Nação amordaçada

por Laudelino Sardá


Brasil – A ditadura militar, que usava a bandeira nacional como estratégia para a propagação de seus ideais, induziu a massa popular, que luta em defesa do retorno da democracia, a não usar o estandarte brasileiro em manifestações de rua. Assim, por exemplo, foi a passeata dos cem mil no Rio de Janeiro em junho de 1968, organizada pelo movimento estudantil, mobilizando artistas, intelectuais e outros segmentos da sociedade. Só havia panos com recados à ditadura. Mas quando o governo se fazia presente em manifestações, solenidades ou em encontros da Arena, predominava a bandeira nacional.
O governo de Jair Bolsonaro, que lampeja o retorno da ditadura como alternativa para a Nação, repete o mesmo cenário. E o Dia Internacional do Trabalhador acabou colorindo avenidas com a bandeira nacional, numa manifestação bolsonarista. Essa similaridade entre o período da ditadura e o momento político-partidário, que secciona o sentimento de brasilidade para entoar o brasileirismo como estratégia eleitoral, descaracteriza o país, justamente porque esses segmentos políticos que se antagonizam – bolsonarista e lulista – não se identificam com os ideais da Nação; eles poderiam estar em outro país, porque seus discursos não visam a um Brasil melhor, mas cegamente à conquista do poder.

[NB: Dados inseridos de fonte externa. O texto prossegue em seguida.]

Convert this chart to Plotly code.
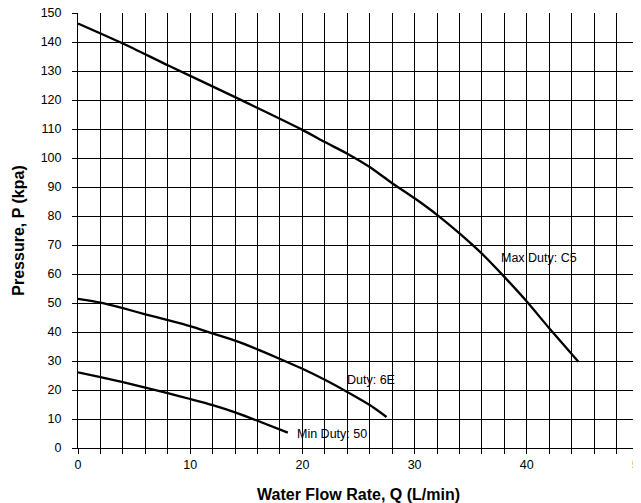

O Brasil aguarda, com certa ansiedade, outras opções de discursos, que demonstrem, através de propostas convincentes, preocupação e saída para as crises institucionais, sociais e econômicas. Mas o que se denota é que os políticos estão em seus pedestais arrotando vantagens, enquanto o povo quer atitudes e convencimentos, principalmente contra os desvios de dinheiro público para cofres pessoais ou de grupos. Aliás, a corrupção, uma herança do Império (D. João VI esvaziou os cofres do Banco do Brasil ao retornar a Portugal), se transformou em jogo de denúncias, como se não houvesse obrigação de justificativas e provas. Os políticos são incapazes de falar sobre corrupção, justamente porque vivem sob a custódia de um judiciário incapaz de punir.
Nesse jogo de neurose política, a oposição ao governo é chamada de “esquerda”. A propósito, o regime militar também identificava os opositores de esquerdistas, e alardeava quando prendia um comunista. Mas, infelizmente, a esquerda mergulhada em política partidária é, sobretudo, burra, sem argumento e proposta. Há bons pensadores de esquerda no Brasil, mas não se ouve bons políticos de esquerda. Lula faz o seu papel de aglutinação das oposições, enquanto Bolsonaro joga para uma plateia encantada com seus ataques ao STF e ao Legislativo. O cenário é de indefinição, mesmo com Lula liderando as pesquisas, pois as eleições serão só em novembro. O que não pode, contudo, é a Nação viver amordaçada por discursos imbecis, omissões ordinárias e candidatos que não enxergam o sofrimento dos brasileiros.